**Work to do:**
Give every line of the data again, unchanged, but with no pictures.

**Supplied information:**
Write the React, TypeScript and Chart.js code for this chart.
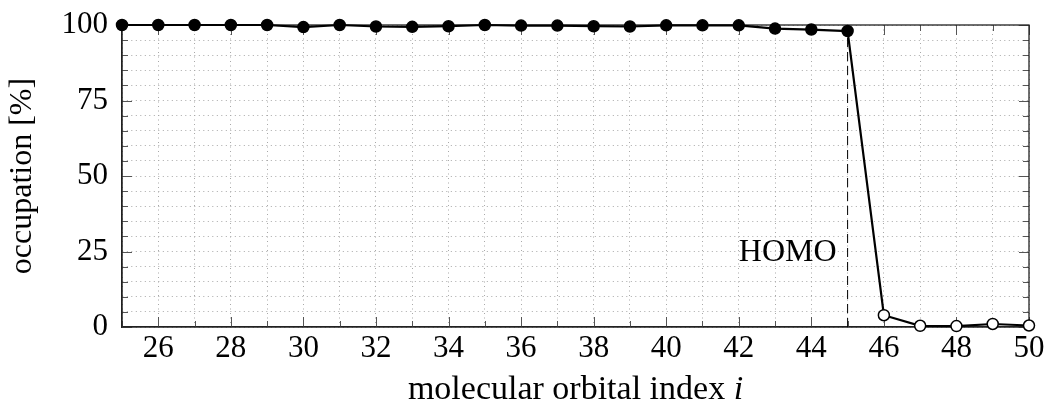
import React, { useEffect, useRef } from 'react';
import { Chart, registerables } from 'chart.js';

Chart.register(...registerables);

// ---- data ----
const orbitalIndex = [25, 26, 27, 28, 29, 30, 31, 32, 33, 34, 35, 36, 37, 38, 39, 40, 41, 42, 43, 44, 45, 46, 47, 48, 49, 50];
const occupation = [100, 100, 100, 100, 100, 99.3, 100, 99.5, 99.4, 99.6, 100, 99.8, 99.8, 99.6, 99.5, 99.9, 99.9, 99.9, 98.8, 98.5, 98.0, 3.9, 0.4, 0.3, 1.0, 0.5];
const homoIndex = 45;
const homoLabel = 'HOMO';
const xTitle = 'molecular orbital index ';
const xTitleItalic = 'i';
const yTitle = 'occupation [%]';
const xMin = 25;
const xMax = 50;
const yMin = 0;
const yMax = 100;
const yMajorStep = 25;
const yMinorStep = 5;
const xMajorStep = 2;
const xMinorStep = 1;

const FONT = "'Liberation Serif', 'DejaVu Serif', serif";

const framePlugin = {
  id: 'framePlugin',
  beforeDatasetsDraw(chart: any) {
    const { ctx, chartArea: a, scales } = chart;
    const xs = scales.x;
    const ys = scales.y;
    ctx.save();
    // inner ticks
    ctx.strokeStyle = '#555';
    ctx.lineWidth = 1;
    ctx.beginPath();
    for (let v = xMin; v <= xMax; v += xMinorStep) {
      const px = Math.round(xs.getPixelForValue(v)) + 0.5;
      const len = v % xMajorStep === 0 ? 10 : 6;
      ctx.moveTo(px, a.bottom);
      ctx.lineTo(px, a.bottom - len);
      ctx.moveTo(px, a.top);
      ctx.lineTo(px, a.top + len);
    }
    for (let v = yMin; v <= yMax; v += yMinorStep) {
      const py = Math.round(ys.getPixelForValue(v)) + 0.5;
      const len = v % yMajorStep === 0 ? 10 : 6;
      ctx.moveTo(a.left, py);
      ctx.lineTo(a.left + len, py);
      ctx.moveTo(a.right, py);
      ctx.lineTo(a.right - len, py);
    }
    ctx.stroke();
    // frame
    ctx.strokeStyle = '#222';
    ctx.lineWidth = 1.3;
    ctx.strokeRect(a.left, a.top, a.right - a.left, a.bottom - a.top);
    // HOMO dashed line
    const hi = orbitalIndex.indexOf(homoIndex);
    const hx = xs.getPixelForValue(homoIndex);
    ctx.strokeStyle = '#000';
    ctx.lineWidth = 1;
    ctx.setLineDash([9, 5]);
    ctx.beginPath();
    ctx.moveTo(hx, ys.getPixelForValue(yMin));
    ctx.lineTo(hx, ys.getPixelForValue(occupation[hi]));
    ctx.stroke();
    ctx.setLineDash([]);
    // HOMO label
    ctx.fillStyle = '#000';
    ctx.font = `32px ${FONT}`;
    ctx.textAlign = 'right';
    ctx.textBaseline = 'middle';
    ctx.fillText(homoLabel, hx - 11, ys.getPixelForValue(25) + 1.5);
    ctx.restore();
  },
  afterDraw(chart: any) {
    // x title with italic i
    const { ctx, chartArea: a } = chart;
    ctx.save();
    ctx.fillStyle = '#000';
    ctx.textBaseline = 'alphabetic';
    ctx.font = `34px ${FONT}`;
    const w1 = ctx.measureText(xTitle).width;
    ctx.font = `italic 34px ${FONT}`;
    const w2 = ctx.measureText(xTitleItalic).width;
    const cx = (a.left + a.right) / 2;
    const x0 = cx - (w1 + w2) / 2;
    const y = 399;
    ctx.textAlign = 'left';
    ctx.font = `34px ${FONT}`;
    ctx.fillText(xTitle, x0, y);
    ctx.font = `italic 34px ${FONT}`;
    ctx.fillText(xTitleItalic, x0 + w1, y);
    ctx.restore();
  },
};

export default function App() {
  const ref = useRef<HTMLCanvasElement | null>(null);

  useEffect(() => {
    if (!ref.current) return;
    const data = orbitalIndex.map((x, i) => ({ x, y: occupation[i] }));
    const chart = new Chart(ref.current, {
      type: 'line',
      data: {
        datasets: [
          {
            data,
            borderColor: '#000',
            borderWidth: 2.2,
            pointRadius: 5.5,
            pointBorderWidth: 1.5,
            pointBorderColor: '#000',
            pointBackgroundColor: (c: any) => (c.raw && c.raw.x > homoIndex ? '#fff' : '#000'),
            tension: 0,
            clip: false,
          } as any,
        ],
      },
      options: {
        responsive: false,
        animation: false,
        layout: { padding: { left: 0, top: 25, right: 18, bottom: 0 } },
        plugins: { legend: { display: false }, tooltip: { enabled: false }, title: { display: false } },
        scales: {
          x: {
            type: 'linear',
            min: xMin,
            max: xMax,
            afterFit: (s: any) => {
              s.height = 81;
              s.paddingLeft = 0;
              s.paddingRight = 0;
            },
            ticks: {
              stepSize: xMinorStep,
              autoSkip: false,
              maxRotation: 0,
              padding: 3,
              color: '#000',
              font: { family: FONT, size: 31 },
              callback: (v: any) => (Number(v) % xMajorStep === 0 ? String(v) : ''),
            },
            grid: { color: '#a8a8a8', lineWidth: 1, drawTicks: false },
            border: { display: true, color: '#222', width: 1.3, dash: [1, 3.5] },
          },
          y: {
            type: 'linear',
            min: yMin,
            max: yMax,
            afterFit: (s: any) => {
              s.width = 122;
              s.paddingTop = 0;
              s.paddingBottom = 0;
            },
            ticks: {
              stepSize: yMinorStep,
              autoSkip: false,
              padding: 14,
              color: '#000',
              font: { family: FONT, size: 31 },
              callback: (v: any) => (Number(v) % yMajorStep === 0 ? String(v) : ''),
            },
            grid: { color: '#a8a8a8', lineWidth: 1, drawTicks: false },
            border: { display: true, color: '#222', width: 1.3, dash: [1, 3.5] },
            title: {
              display: true,
              text: yTitle,
              color: '#000',
              font: { family: FONT, size: 32 },
              padding: { top: 3, bottom: 0 },
            },
          },
        },
      },
      plugins: [framePlugin],
    } as any);
    return () => chart.destroy();
  }, []);

  return (
    <div style={{ position: 'absolute', left: 0, top: 0, width: 1047, height: 408, background: '#fff' }}>
      <canvas ref={ref} width={1047} height={408} style={{ display: 'block' }} />
    </div>
  );
}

**Answer to the exercise:**
Write the React, TypeScript and Chart.js code for this chart.
import React, { useEffect, useRef } from 'react';
import { Chart, registerables } from 'chart.js';

Chart.register(...registerables);

// ---- data ----
const orbitalIndex = [25, 26, 27, 28, 29, 30, 31, 32, 33, 34, 35, 36, 37, 38, 39, 40, 41, 42, 43, 44, 45, 46, 47, 48, 49, 50];
const occupation = [100, 100, 100, 100, 100, 99.3, 100, 99.5, 99.4, 99.6, 100, 99.8, 99.8, 99.6, 99.5, 99.9, 99.9, 99.9, 98.8, 98.5, 98.0, 3.9, 0.4, 0.3, 1.0, 0.5];
const homoIndex = 45;
const homoLabel = 'HOMO';
const xTitle = 'molecular orbital index ';
const xTitleItalic = 'i';
const yTitle = 'occupation [%]';
const xMin = 25;
const xMax = 50;
const yMin = 0;
const yMax = 100;
const yMajorStep = 25;
const yMinorStep = 5;
const xMajorStep = 2;
const xMinorStep = 1;

const FONT = "'Liberation Serif', 'DejaVu Serif', serif";

const framePlugin = {
  id: 'framePlugin',
  beforeDatasetsDraw(chart: any) {
    const { ctx, chartArea: a, scales } = chart;
    const xs = scales.x;
    const ys = scales.y;
    ctx.save();
    // inner ticks
    ctx.strokeStyle = '#555';
    ctx.lineWidth = 1;
    ctx.beginPath();
    for (let v = xMin; v <= xMax; v += xMinorStep) {
      const px = Math.round(xs.getPixelForValue(v)) + 0.5;
      const len = v % xMajorStep === 0 ? 10 : 6;
      ctx.moveTo(px, a.bottom);
      ctx.lineTo(px, a.bottom - len);
      ctx.moveTo(px, a.top);
      ctx.lineTo(px, a.top + len);
    }
    for (let v = yMin; v <= yMax; v += yMinorStep) {
      const py = Math.round(ys.getPixelForValue(v)) + 0.5;
      const len = v % yMajorStep === 0 ? 10 : 6;
      ctx.moveTo(a.left, py);
      ctx.lineTo(a.left + len, py);
      ctx.moveTo(a.right, py);
      ctx.lineTo(a.right - len, py);
    }
    ctx.stroke();
    // frame
    ctx.strokeStyle = '#222';
    ctx.lineWidth = 1.3;
    ctx.strokeRect(a.left, a.top, a.right - a.left, a.bottom - a.top);
    // HOMO dashed line
    const hi = orbitalIndex.indexOf(homoIndex);
    const hx = xs.getPixelForValue(homoIndex);
    ctx.strokeStyle = '#000';
    ctx.lineWidth = 1;
    ctx.setLineDash([9, 5]);
    ctx.beginPath();
    ctx.moveTo(hx, ys.getPixelForValue(yMin));
    ctx.lineTo(hx, ys.getPixelForValue(occupation[hi]));
    ctx.stroke();
    ctx.setLineDash([]);
    // HOMO label
    ctx.fillStyle = '#000';
    ctx.font = `32px ${FONT}`;
    ctx.textAlign = 'right';
    ctx.textBaseline = 'middle';
    ctx.fillText(homoLabel, hx - 11, ys.getPixelForValue(25) + 1.5);
    ctx.restore();
  },
  afterDraw(chart: any) {
    // x title with italic i
    const { ctx, chartArea: a } = chart;
    ctx.save();
    ctx.fillStyle = '#000';
    ctx.textBaseline = 'alphabetic';
    ctx.font = `34px ${FONT}`;
    const w1 = ctx.measureText(xTitle).width;
    ctx.font = `italic 34px ${FONT}`;
    const w2 = ctx.measureText(xTitleItalic).width;
    const cx = (a.left + a.right) / 2;
    const x0 = cx - (w1 + w2) / 2;
    const y = 399;
    ctx.textAlign = 'left';
    ctx.font = `34px ${FONT}`;
    ctx.fillText(xTitle, x0, y);
    ctx.font = `italic 34px ${FONT}`;
    ctx.fillText(xTitleItalic, x0 + w1, y);
    ctx.restore();
  },
};

export default function App() {
  const ref = useRef<HTMLCanvasElement | null>(null);

  useEffect(() => {
    if (!ref.current) return;
    const data = orbitalIndex.map((x, i) => ({ x, y: occupation[i] }));
    const chart = new Chart(ref.current, {
      type: 'line',
      data: {
        datasets: [
          {
            data,
            borderColor: '#000',
            borderWidth: 2.2,
            pointRadius: 5.5,
            pointBorderWidth: 1.5,
            pointBorderColor: '#000',
            pointBackgroundColor: (c: any) => (c.raw && c.raw.x > homoIndex ? '#fff' : '#000'),
            tension: 0,
            clip: false,
          } as any,
        ],
      },
      options: {
        responsive: false,
        animation: false,
        layout: { padding: { left: 0, top: 25, right: 18, bottom: 0 } },
        plugins: { legend: { display: false }, tooltip: { enabled: false }, title: { display: false } },
        scales: {
          x: {
            type: 'linear',
            min: xMin,
            max: xMax,
            afterFit: (s: any) => {
              s.height = 81;
              s.paddingLeft = 0;
              s.paddingRight = 0;
            },
            ticks: {
              stepSize: xMinorStep,
              autoSkip: false,
              maxRotation: 0,
              padding: 3,
              color: '#000',
              font: { family: FONT, size: 31 },
              callback: (v: any) => (Number(v) % xMajorStep === 0 ? String(v) : ''),
            },
            grid: { color: '#a8a8a8', lineWidth: 1, drawTicks: false },
            border: { display: true, color: '#222', width: 1.3, dash: [1, 3.5] },
          },
          y: {
            type: 'linear',
            min: yMin,
            max: yMax,
            afterFit: (s: any) => {
              s.width = 122;
              s.paddingTop = 0;
              s.paddingBottom = 0;
            },
            ticks: {
              stepSize: yMinorStep,
              autoSkip: false,
              padding: 14,
              color: '#000',
              font: { family: FONT, size: 31 },
              callback: (v: any) => (Number(v) % yMajorStep === 0 ? String(v) : ''),
            },
            grid: { color: '#a8a8a8', lineWidth: 1, drawTicks: false },
            border: { display: true, color: '#222', width: 1.3, dash: [1, 3.5] },
            title: {
              display: true,
              text: yTitle,
              color: '#000',
              font: { family: FONT, size: 32 },
              padding: { top: 3, bottom: 0 },
            },
          },
        },
      },
      plugins: [framePlugin],
    } as any);
    return () => chart.destroy();
  }, []);

  return (
    <div style={{ position: 'absolute', left: 0, top: 0, width: 1047, height: 408, background: '#fff' }}>
      <canvas ref={ref} width={1047} height={408} style={{ display: 'block' }} />
    </div>
  );
}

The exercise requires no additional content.